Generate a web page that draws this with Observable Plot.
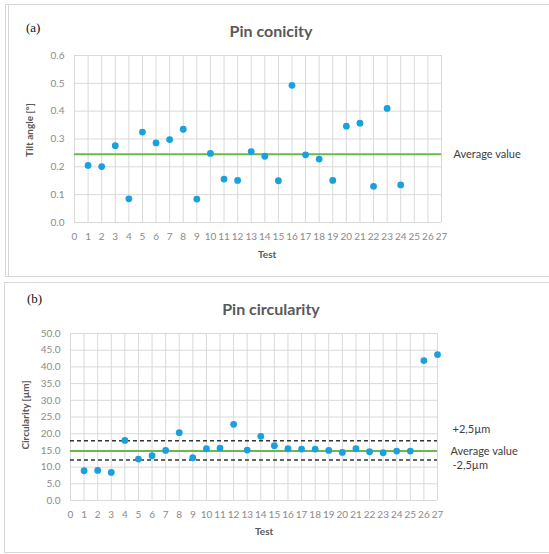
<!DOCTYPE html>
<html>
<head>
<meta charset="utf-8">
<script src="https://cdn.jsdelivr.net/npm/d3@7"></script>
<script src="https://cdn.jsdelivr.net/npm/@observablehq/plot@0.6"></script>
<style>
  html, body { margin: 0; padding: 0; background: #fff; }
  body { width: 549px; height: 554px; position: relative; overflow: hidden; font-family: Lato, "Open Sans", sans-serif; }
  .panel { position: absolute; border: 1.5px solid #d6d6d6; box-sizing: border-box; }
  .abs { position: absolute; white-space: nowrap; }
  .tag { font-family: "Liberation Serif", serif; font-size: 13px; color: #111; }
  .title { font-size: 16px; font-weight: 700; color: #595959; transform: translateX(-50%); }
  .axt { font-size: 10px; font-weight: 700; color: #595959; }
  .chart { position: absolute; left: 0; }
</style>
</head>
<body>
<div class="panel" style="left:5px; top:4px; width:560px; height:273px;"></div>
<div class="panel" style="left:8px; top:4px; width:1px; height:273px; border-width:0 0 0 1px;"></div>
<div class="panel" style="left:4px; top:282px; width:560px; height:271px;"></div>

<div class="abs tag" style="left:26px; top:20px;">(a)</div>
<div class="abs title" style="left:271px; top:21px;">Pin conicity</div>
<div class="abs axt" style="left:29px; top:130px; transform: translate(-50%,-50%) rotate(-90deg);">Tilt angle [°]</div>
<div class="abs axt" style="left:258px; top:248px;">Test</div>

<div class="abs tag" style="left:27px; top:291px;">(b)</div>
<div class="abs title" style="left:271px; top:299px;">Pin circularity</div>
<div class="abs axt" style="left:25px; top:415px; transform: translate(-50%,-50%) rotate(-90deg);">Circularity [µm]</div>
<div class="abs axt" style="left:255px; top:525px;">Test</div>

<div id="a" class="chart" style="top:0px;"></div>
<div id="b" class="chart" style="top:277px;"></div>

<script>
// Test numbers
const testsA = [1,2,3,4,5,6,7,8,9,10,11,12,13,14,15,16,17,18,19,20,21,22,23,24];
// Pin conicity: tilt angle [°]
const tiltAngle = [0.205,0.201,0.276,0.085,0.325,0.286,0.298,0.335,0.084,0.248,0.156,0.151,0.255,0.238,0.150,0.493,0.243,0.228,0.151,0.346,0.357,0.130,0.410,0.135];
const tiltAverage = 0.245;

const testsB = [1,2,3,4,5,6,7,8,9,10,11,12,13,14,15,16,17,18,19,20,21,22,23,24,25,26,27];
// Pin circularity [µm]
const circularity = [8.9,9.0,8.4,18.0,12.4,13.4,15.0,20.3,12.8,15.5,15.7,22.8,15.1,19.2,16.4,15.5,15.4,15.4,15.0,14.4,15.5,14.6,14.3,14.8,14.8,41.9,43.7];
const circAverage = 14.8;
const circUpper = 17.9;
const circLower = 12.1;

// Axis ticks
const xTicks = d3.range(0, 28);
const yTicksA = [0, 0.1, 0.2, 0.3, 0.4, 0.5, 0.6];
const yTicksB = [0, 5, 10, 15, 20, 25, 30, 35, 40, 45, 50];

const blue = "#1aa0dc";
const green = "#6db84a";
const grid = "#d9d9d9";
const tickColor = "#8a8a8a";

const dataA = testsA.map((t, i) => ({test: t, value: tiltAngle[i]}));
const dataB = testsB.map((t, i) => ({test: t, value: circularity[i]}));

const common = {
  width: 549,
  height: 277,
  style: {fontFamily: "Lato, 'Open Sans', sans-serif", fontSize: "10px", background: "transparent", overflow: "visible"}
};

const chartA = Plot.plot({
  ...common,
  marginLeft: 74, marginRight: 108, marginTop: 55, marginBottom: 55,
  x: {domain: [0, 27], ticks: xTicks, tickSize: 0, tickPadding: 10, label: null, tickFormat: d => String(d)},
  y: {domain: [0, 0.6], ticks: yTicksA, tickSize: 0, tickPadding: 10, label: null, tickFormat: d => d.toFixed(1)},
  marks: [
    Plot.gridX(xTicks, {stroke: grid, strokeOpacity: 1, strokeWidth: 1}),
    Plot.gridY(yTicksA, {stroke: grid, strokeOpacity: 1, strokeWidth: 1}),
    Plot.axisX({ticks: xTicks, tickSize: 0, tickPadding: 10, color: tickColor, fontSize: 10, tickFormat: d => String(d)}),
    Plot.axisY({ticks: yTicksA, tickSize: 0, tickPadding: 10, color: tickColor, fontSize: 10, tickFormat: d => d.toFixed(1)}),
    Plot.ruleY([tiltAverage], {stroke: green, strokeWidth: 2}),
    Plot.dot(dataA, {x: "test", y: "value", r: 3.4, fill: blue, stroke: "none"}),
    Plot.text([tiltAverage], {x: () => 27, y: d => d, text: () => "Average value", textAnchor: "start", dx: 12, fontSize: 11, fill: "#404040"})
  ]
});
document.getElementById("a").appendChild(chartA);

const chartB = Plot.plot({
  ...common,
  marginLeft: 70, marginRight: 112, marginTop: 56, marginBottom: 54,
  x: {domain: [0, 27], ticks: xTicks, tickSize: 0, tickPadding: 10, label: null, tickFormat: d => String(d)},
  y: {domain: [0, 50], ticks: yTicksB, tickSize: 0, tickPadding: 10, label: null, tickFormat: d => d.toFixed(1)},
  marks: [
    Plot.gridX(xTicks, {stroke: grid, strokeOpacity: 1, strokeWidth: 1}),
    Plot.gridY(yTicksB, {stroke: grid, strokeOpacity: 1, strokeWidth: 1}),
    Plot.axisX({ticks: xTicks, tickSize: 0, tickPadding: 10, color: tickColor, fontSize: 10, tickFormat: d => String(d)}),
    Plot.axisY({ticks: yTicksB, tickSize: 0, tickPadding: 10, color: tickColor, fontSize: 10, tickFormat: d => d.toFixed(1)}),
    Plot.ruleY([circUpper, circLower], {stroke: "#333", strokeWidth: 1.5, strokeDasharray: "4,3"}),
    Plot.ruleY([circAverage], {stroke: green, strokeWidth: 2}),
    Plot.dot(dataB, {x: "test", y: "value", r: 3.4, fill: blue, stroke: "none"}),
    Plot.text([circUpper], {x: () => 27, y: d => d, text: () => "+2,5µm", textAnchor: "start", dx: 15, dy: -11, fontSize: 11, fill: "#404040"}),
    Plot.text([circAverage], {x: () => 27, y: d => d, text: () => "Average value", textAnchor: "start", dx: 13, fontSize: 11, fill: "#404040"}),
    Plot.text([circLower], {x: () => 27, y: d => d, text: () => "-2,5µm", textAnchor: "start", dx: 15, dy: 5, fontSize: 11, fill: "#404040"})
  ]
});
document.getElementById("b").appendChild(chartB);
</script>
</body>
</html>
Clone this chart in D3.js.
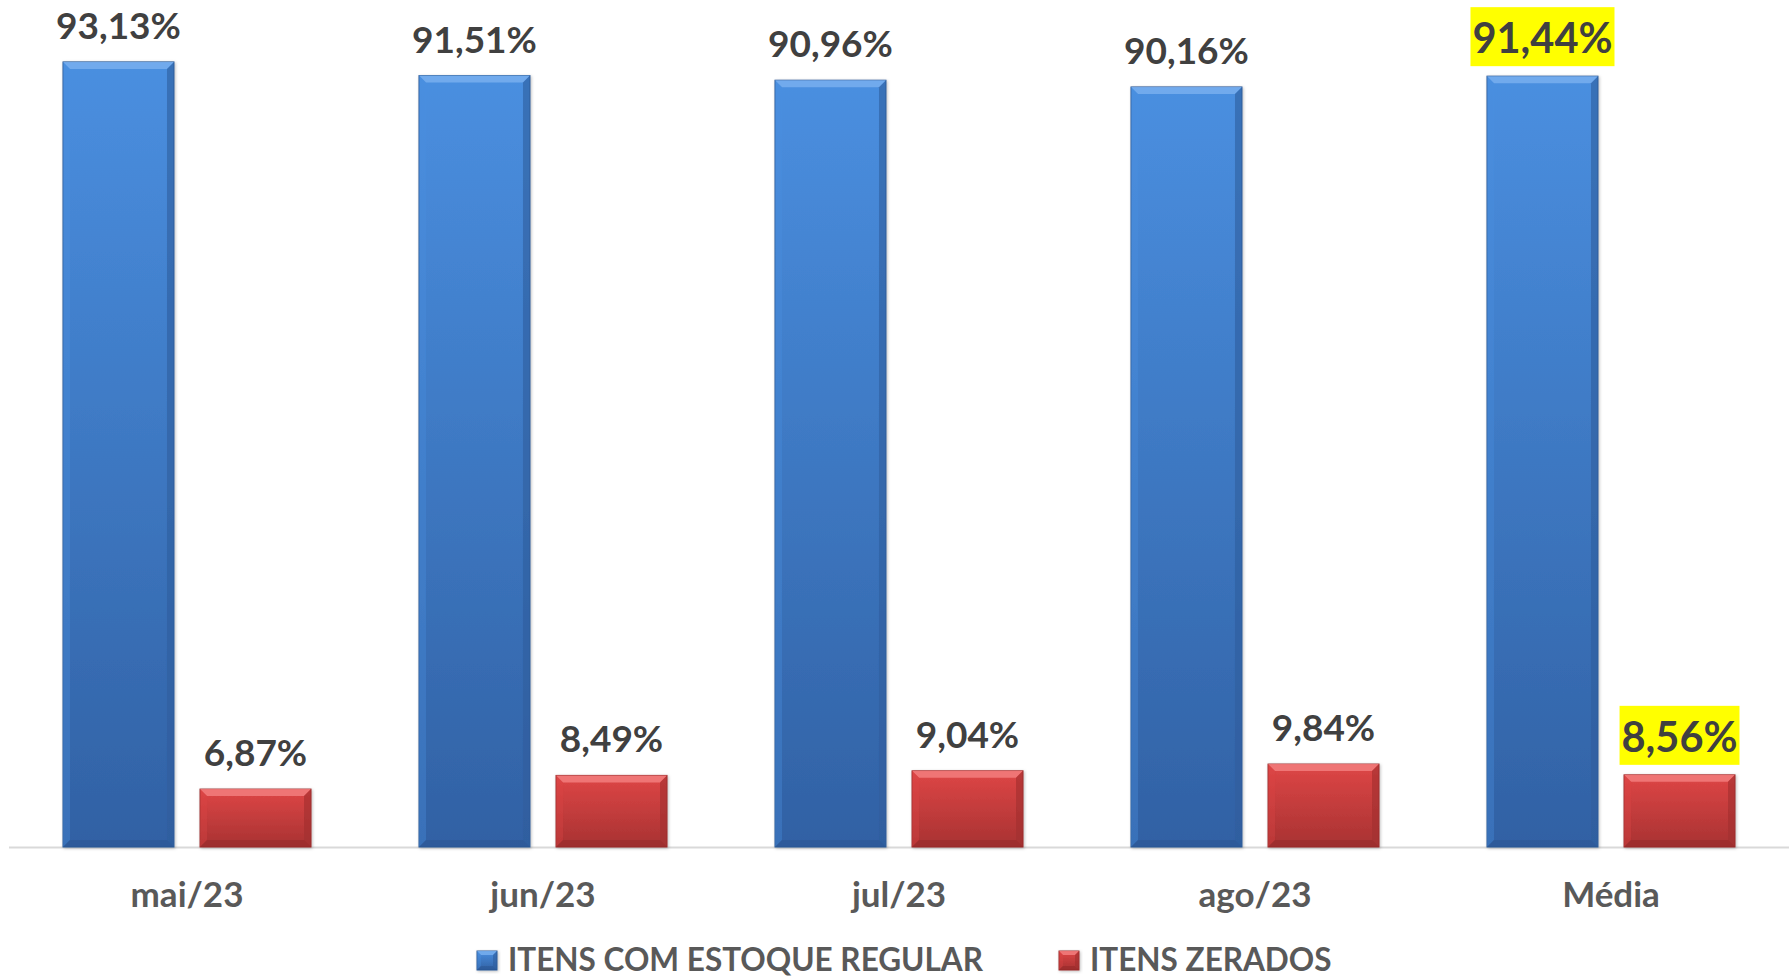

________

**WORK TO COMPLETE**:
Every line from the start of the listing above through the line with "const tiltAverage = 0.245;" should be repeated exactly; skip the pictures and add nothing else.

**COMPLETE ANSWER**:
Generate a web page that draws this with Observable Plot.
<!DOCTYPE html>
<html>
<head>
<meta charset="utf-8">
<script src="https://cdn.jsdelivr.net/npm/d3@7"></script>
<script src="https://cdn.jsdelivr.net/npm/@observablehq/plot@0.6"></script>
<style>
  html, body { margin: 0; padding: 0; background: #fff; }
  body { width: 549px; height: 554px; position: relative; overflow: hidden; font-family: Lato, "Open Sans", sans-serif; }
  .panel { position: absolute; border: 1.5px solid #d6d6d6; box-sizing: border-box; }
  .abs { position: absolute; white-space: nowrap; }
  .tag { font-family: "Liberation Serif", serif; font-size: 13px; color: #111; }
  .title { font-size: 16px; font-weight: 700; color: #595959; transform: translateX(-50%); }
  .axt { font-size: 10px; font-weight: 700; color: #595959; }
  .chart { position: absolute; left: 0; }
</style>
</head>
<body>
<div class="panel" style="left:5px; top:4px; width:560px; height:273px;"></div>
<div class="panel" style="left:8px; top:4px; width:1px; height:273px; border-width:0 0 0 1px;"></div>
<div class="panel" style="left:4px; top:282px; width:560px; height:271px;"></div>

<div class="abs tag" style="left:26px; top:20px;">(a)</div>
<div class="abs title" style="left:271px; top:21px;">Pin conicity</div>
<div class="abs axt" style="left:29px; top:130px; transform: translate(-50%,-50%) rotate(-90deg);">Tilt angle [°]</div>
<div class="abs axt" style="left:258px; top:248px;">Test</div>

<div class="abs tag" style="left:27px; top:291px;">(b)</div>
<div class="abs title" style="left:271px; top:299px;">Pin circularity</div>
<div class="abs axt" style="left:25px; top:415px; transform: translate(-50%,-50%) rotate(-90deg);">Circularity [µm]</div>
<div class="abs axt" style="left:255px; top:525px;">Test</div>

<div id="a" class="chart" style="top:0px;"></div>
<div id="b" class="chart" style="top:277px;"></div>

<script>
// Test numbers
const testsA = [1,2,3,4,5,6,7,8,9,10,11,12,13,14,15,16,17,18,19,20,21,22,23,24];
// Pin conicity: tilt angle [°]
const tiltAngle = [0.205,0.201,0.276,0.085,0.325,0.286,0.298,0.335,0.084,0.248,0.156,0.151,0.255,0.238,0.150,0.493,0.243,0.228,0.151,0.346,0.357,0.130,0.410,0.135];
const tiltAverage = 0.245;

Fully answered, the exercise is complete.